16.2 Severability. In the event any provision of the Plan shall be held illegal or invalid for any reason, the illegality or invalidity shall not affect the remaining parts of the Plan, and the Plan shall be construed and enforced as if the illegal or invalid provision had not been included.
16.3 Requirements of Law. The granting of Awards and the issuance of Shares under the Plan shall be subject to all applicable laws, rules, and regulations, and to such approvals by any governmental agencies or national securities exchanges as may be required.
Notwithstanding any other provision set forth in the Plan, if required by the then-current Section 16 of the Exchange Act, any "derivative security" or "equity security" offered pursuant to the Plan to any Insider may not be sold or transferred for at least six months after the date of grant of such Award. The terms "equity security" and "derivative security" shall have the meanings ascribed to them in the then-current Rule 16(a) under the Exchange Act.
16.4 Securities Law Compliance. With respect to Insiders, transactions under this Plan are intended to comply with all applicable conditions or Rule 16b-3 or its successors under the 1934 Act. To the extent any provision of the Plan or action by the Committee fails to so comply, it shall be deemed null and void, to the extent permitted by law and deemed advisable by the Committee.
16.5 Governing Law. To the extent not preempted by federal law, the Plan, and all agreements hereunder, shall be construed in accordance with and governed by the laws of the State of Hawaii.
AMENDMENT 97-1 TO
THE BANCORP HAWAII, INC.
STOCK OPTION PLAN OF 1994
In accordance with Article 13 of the Bancorp Hawaii, Inc. Stock Option Plan of 1994 (hereinafter "Plan"), and conditioned on the approval of shareholders no later than one year after the date of adoption by the Board of Directors of Bancorp Hawaii, Inc., the Plan is hereby amended by this Amendment No. 97-1 effective as of the date of adoption by the Board of Directors.
1. The first sentence of Section 4.1 of the Plan shall be amended to increase the total number of Shares reserved and available for grant under the Plan by inserting the number "2,875,000" in lieu of the reference to "1,250,000".
AMENDMENT 97-2 TO
THE PACIFIC CENTURY FINANCIAL CORPORATION
STOCK OPTION PLAN OF 1994
In accordance with Article 13 of the Pacific Century Financial Corporation Stock Option Plan of 1994 (hereinafter "Plan"), and conditioned on the approval of shareholders no later than one year after the date of adoption by the Board of Directors of Pacific Century Financial Corporation, the Plan is hereby amended by this Amendment No. 97-2 effective as of the date of adoption by the Board of Directors.

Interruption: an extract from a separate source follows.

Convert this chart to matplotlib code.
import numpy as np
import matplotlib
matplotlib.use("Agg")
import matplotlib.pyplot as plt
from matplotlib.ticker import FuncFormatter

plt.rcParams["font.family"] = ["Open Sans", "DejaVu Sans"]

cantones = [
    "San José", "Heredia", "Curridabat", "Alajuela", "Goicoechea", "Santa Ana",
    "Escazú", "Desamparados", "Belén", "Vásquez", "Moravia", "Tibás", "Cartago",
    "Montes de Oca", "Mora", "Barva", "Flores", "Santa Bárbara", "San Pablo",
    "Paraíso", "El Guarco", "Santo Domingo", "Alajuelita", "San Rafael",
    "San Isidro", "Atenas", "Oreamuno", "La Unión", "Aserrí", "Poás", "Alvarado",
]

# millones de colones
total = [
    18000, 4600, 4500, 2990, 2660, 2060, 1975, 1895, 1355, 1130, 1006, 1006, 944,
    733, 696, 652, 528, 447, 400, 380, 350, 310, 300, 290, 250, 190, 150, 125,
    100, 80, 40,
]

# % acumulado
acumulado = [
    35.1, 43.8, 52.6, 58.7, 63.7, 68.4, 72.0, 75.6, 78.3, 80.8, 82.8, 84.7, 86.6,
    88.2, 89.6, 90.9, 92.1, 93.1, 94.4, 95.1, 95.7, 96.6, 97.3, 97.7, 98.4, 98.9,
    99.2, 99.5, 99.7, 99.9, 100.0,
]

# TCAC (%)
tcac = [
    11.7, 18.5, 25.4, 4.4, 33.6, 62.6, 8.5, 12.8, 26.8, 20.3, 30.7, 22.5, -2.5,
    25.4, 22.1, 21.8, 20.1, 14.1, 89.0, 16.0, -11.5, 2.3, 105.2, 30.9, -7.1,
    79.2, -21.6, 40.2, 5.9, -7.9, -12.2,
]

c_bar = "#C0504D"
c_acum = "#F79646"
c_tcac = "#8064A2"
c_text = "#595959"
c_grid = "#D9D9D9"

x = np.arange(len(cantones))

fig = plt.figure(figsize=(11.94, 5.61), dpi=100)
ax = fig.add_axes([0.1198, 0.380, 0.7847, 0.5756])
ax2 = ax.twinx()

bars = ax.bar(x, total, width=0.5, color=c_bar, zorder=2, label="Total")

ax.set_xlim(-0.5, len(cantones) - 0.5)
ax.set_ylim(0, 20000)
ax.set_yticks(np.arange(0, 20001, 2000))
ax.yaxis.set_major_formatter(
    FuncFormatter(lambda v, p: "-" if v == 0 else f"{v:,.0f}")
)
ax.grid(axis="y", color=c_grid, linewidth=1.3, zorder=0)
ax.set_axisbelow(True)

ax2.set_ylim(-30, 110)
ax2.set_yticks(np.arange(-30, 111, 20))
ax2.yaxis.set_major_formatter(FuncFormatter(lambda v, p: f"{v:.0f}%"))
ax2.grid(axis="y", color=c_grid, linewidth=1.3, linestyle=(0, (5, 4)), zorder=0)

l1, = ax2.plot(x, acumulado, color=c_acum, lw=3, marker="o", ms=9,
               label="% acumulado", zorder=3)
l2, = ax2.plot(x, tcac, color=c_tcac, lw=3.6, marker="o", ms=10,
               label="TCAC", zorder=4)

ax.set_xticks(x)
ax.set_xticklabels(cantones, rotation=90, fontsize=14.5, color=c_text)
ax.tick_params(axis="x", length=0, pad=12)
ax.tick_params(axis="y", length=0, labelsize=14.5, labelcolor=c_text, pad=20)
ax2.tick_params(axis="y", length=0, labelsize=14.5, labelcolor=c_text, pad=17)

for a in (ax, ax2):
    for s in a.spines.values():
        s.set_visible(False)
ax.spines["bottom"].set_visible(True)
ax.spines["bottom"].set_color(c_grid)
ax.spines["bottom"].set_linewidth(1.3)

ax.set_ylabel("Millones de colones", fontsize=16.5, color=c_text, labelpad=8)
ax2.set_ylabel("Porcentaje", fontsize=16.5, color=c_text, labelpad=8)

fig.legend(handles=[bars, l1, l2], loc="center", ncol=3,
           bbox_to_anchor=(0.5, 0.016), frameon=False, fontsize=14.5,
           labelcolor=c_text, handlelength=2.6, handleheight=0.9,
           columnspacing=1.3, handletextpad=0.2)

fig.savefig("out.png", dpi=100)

1. The Plan shall be amended by adding the following Article 17 at the end thereof:
Article 17. CU Bancorp Replacement Options
Pursuant and subject to the provisions of the Agreement and Plan of Reorganization dated February 24, 1997 between the Company and CU Bancorp (the "Merger Agreement"), Options shall be issued under the Plan in assumption of or substitution for certain unexercised options to acquire shares of common stock of CU Bancorp. Notwithstanding any other provision of this Plan, options so issued (the "Replacement Options") shall be in such amounts and shall have such terms as are required by the Merger Agreement and such additional terms as are approved by the Committee and set forth in the option agreements with each optionee contemplated by the Merger Agreement, and shall also be subject to those provisions of the Plan that the Committee determines are not inconsistent with the Merger Agreement or such option agreements and that, in the case of CU Bancorp stock options that are "incentive stock options" within the meaning of Section 422 of the Code, would not constitute or result in a "modification" of such options within the meaning of Section 424 thereof. Subject to the foregoing, the Committee shall have the authority and discretion to establish the terms and conditions of each option agreement providing for the issuance of Replacement Options.

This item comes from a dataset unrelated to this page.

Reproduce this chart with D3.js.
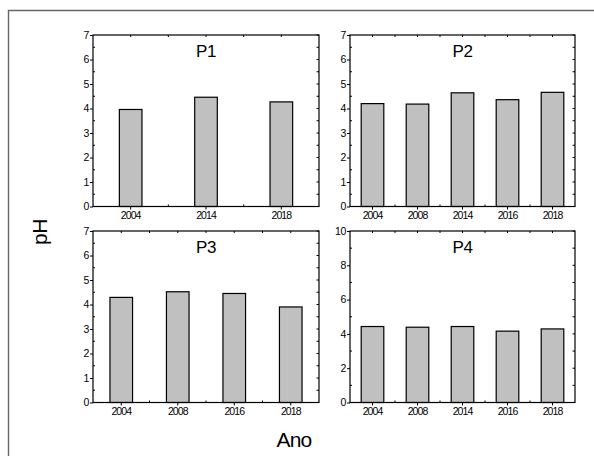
<!DOCTYPE html>
<html>
<head>
<meta charset="utf-8">
<script src="https://cdn.jsdelivr.net/npm/d3@7"></script>
<style>
  html, body { margin: 0; padding: 0; background: #fff; }
  svg { display: block; font-family: "Liberation Sans", Arial, sans-serif; }
</style>
</head>
<body>
<svg id="chart" width="594" height="456"></svg>
<script>
// ---- data ----
const p1Years = ["2004", "2014", "2018"];
const p1Values = [3.96, 4.46, 4.27];
const p2Years = ["2004", "2008", "2014", "2016", "2018"];
const p2Values = [4.20, 4.18, 4.64, 4.36, 4.66];
const p3Years = ["2004", "2008", "2016", "2018"];
const p3Values = [4.29, 4.52, 4.45, 3.90];
const p4Years = ["2004", "2008", "2014", "2016", "2018"];
const p4Values = [4.43, 4.39, 4.43, 4.16, 4.29];
const panelTitles = ["P1", "P2", "P3", "P4"];
const yMaxes = [7, 7, 7, 10];
const yMajorSteps = [1, 1, 1, 2];
const xTitle = "Ano";
const yTitle = "pH";

const panels = [
  { title: panelTitles[0], years: p1Years, values: p1Values, ymax: yMaxes[0], step: yMajorSteps[0] },
  { title: panelTitles[1], years: p2Years, values: p2Values, ymax: yMaxes[1], step: yMajorSteps[1] },
  { title: panelTitles[2], years: p3Years, values: p3Values, ymax: yMaxes[2], step: yMajorSteps[2] },
  { title: panelTitles[3], years: p4Years, values: p4Values, ymax: yMaxes[3], step: yMajorSteps[3] }
];

// ---- layout ----
const svg = d3.select("#chart");
const boxes = [
  { x0: 93, x1: 319, y0: 35, y1: 206.5 },
  { x0: 350, x1: 575, y0: 35, y1: 206.5 },
  { x0: 93, x1: 319, y0: 231, y1: 402.5 },
  { x0: 350, x1: 575, y0: 231, y1: 402.5 }
];
const barW = 22.6;
const tickFont = "'Liberation Sans', Arial, sans-serif";

// outer frame (open to right/bottom as in reference)
svg.append("path")
  .attr("d", "M8.5,456 L8.5,10.5 L594,10.5")
  .attr("fill", "none").attr("stroke", "#666").attr("stroke-width", 1.4);

panels.forEach((p, i) => {
  const b = boxes[i];
  const g = svg.append("g");
  const x = d3.scaleBand().domain(p.years).range([b.x0, b.x1]).padding(0);
  const y = d3.scaleLinear().domain([0, p.ymax]).range([b.y1, b.y0]);

  // bars
  g.selectAll("rect.bar").data(p.years).enter().append("rect")
    .attr("class", "bar")
    .attr("x", d => x(d) + x.bandwidth() / 2 - barW / 2)
    .attr("width", barW)
    .attr("y", (d, j) => y(p.values[j]))
    .attr("height", (d, j) => y(0) - y(p.values[j]))
    .attr("fill", "#c0c0c0")
    .attr("stroke", "#000")
    .attr("stroke-width", 1.2);

  const majors = d3.range(0, p.ymax + 0.001, p.step);
  const minors = d3.range(p.step / 2, p.ymax, p.step);

  // left axis
  const left = g.append("g").attr("transform", `translate(${b.x0},0)`)
    .call(d3.axisLeft(y).tickValues(majors).tickSize(3).tickPadding(1).tickFormat(d3.format("d")));
  left.select(".domain").remove();
  left.selectAll("text").attr("font-size", 10.5).attr("fill", "#000")
    .attr("font-family", tickFont).attr("letter-spacing", -0.4);
  left.selectAll(".tick line").attr("stroke", "#000");
  // left minor ticks (inward)
  g.selectAll("line.lmin").data(minors).enter().append("line")
    .attr("x1", b.x0).attr("x2", b.x0 + 2).attr("y1", d => y(d)).attr("y2", d => y(d))
    .attr("stroke", "#000");
  // right ticks inward (major + minor)
  g.selectAll("line.rt").data(majors.concat(minors)).enter().append("line")
    .attr("x1", b.x1).attr("x2", b.x1 - 2.5).attr("y1", d => y(d)).attr("y2", d => y(d))
    .attr("stroke", "#000");

  // bottom axis
  const bottom = g.append("g").attr("transform", `translate(0,${b.y1})`)
    .call(d3.axisBottom(x).tickSize(3).tickPadding(2));
  bottom.select(".domain").remove();
  bottom.selectAll("text").attr("font-size", 10.5).attr("fill", "#000")
    .attr("font-family", tickFont).attr("letter-spacing", -0.9);
  bottom.selectAll(".tick line").attr("stroke", "#000");
  // bottom minor ticks between categories (inward)
  const bounds = p.years.slice(1).map(d => x(d));
  g.selectAll("line.bmin").data(bounds).enter().append("line")
    .attr("x1", d => d).attr("x2", d => d).attr("y1", b.y1).attr("y2", b.y1 - 2)
    .attr("stroke", "#000");
  // top ticks inward
  const topTicks = p.years.map(d => x(d) + x.bandwidth() / 2).concat(bounds);
  g.selectAll("line.tt").data(topTicks).enter().append("line")
    .attr("x1", d => d).attr("x2", d => d).attr("y1", b.y0).attr("y2", b.y0 + 2)
    .attr("stroke", "#000");

  // frame
  g.append("rect")
    .attr("x", b.x0).attr("y", b.y0)
    .attr("width", b.x1 - b.x0).attr("height", b.y1 - b.y0)
    .attr("fill", "none").attr("stroke", "#000").attr("stroke-width", 1.2);

  // title
  g.append("text")
    .attr("x", (b.x0 + b.x1) / 2).attr("y", b.y0 + 22)
    .attr("text-anchor", "middle")
    .attr("font-size", 17).attr("letter-spacing", -0.3).attr("fill", "#000")
    .text(p.title);
});

// axis titles
svg.append("text")
  .attr("x", 294).attr("y", 447)
  .attr("text-anchor", "middle").attr("font-size", 21).attr("letter-spacing", -0.8)
  .attr("fill", "#000").text(xTitle);
svg.append("text")
  .attr("transform", "translate(47,232) rotate(-90)")
  .attr("text-anchor", "middle").attr("font-size", 21).attr("letter-spacing", -0.5)
  .attr("fill", "#000").text(yTitle);
</script>
</body>
</html>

2. Article 13 of the Plan shall be amended to include the following at the end thereof:
Without limiting the foregoing, if the Company or any of its subsidiaries is a party to a merger, consolidation, reorganization, share exchange, acquisition of stock or assets, or similar transaction, the Committee or the Board may grant Awards (including Options) hereunder in connection with the assumption, substitution or conversion by the Company or its subsidiaries of similar stock compensation awards that have been issued by another party to such transaction, and the Board may amend the Plan, or adopt supplements to the Plan, in such manner as it deems appropriate to provide for such assumption, substitution or conversion, all without further action by the Company's shareholders.
To record the adoption of this amendment to the Plan, Pacific Century Financial Corporation has executed this document this 25th day of April, 1997.
Pacific Century Financial Corporation | ||||
By | /s/ LAWRENCE M. JOHNSON Its Chairman of the Board and Chief Executive Officer | |||
By | /s/ RICHARD J. DAHL Its President and Chief Operating Officer |
AMENDMENT 99-1 TO THE
PACIFIC CENTURY FINANCIAL CORPORATION
STOCK OPTION PLAN OF 1994
In accordance with Article 13 of the Pacific Century Financial Corporation Stock Option Plan of 1994 (hereinafter "Plan"), and conditioned on the approval of shareholders no later than one year after the date of adoption by the Board of Directors of Pacific Century Financial Corporation, the Plan is hereby amended by this Amendment No.99-1, effective as of the date of adoption by the Board of Directors, as follows:
1. The first sentence of Section 4.1 of the Plan shall be amended to increase the total number of Shares reserved and available for grant under the Plan by revising such sentence to read in its entirety as follows:
4.1 Number of Shares. Subject to adjustment as provided in Section 4.3 herein, the total number of Shares available for grant under the Plan shall be 9,650,000.
AMENDMENT 99-2 TO
THE PACIFIC CENTURY FINANCIAL CORPORATION
STOCK OPTION PLAN OF 1994 AND RELATED AWARDS
In accordance with Article 13 of the Pacific Century Financial Corporation Stock Option Plan of 1994 (hereinafter "Plan"), the Plan and related Awards are hereby amended by this Amendment No. 99-2, effective as of the date of adoption by the Board of Directors, in the following respects:
1. Section 2.1(ag) of the Plan shall be deleted.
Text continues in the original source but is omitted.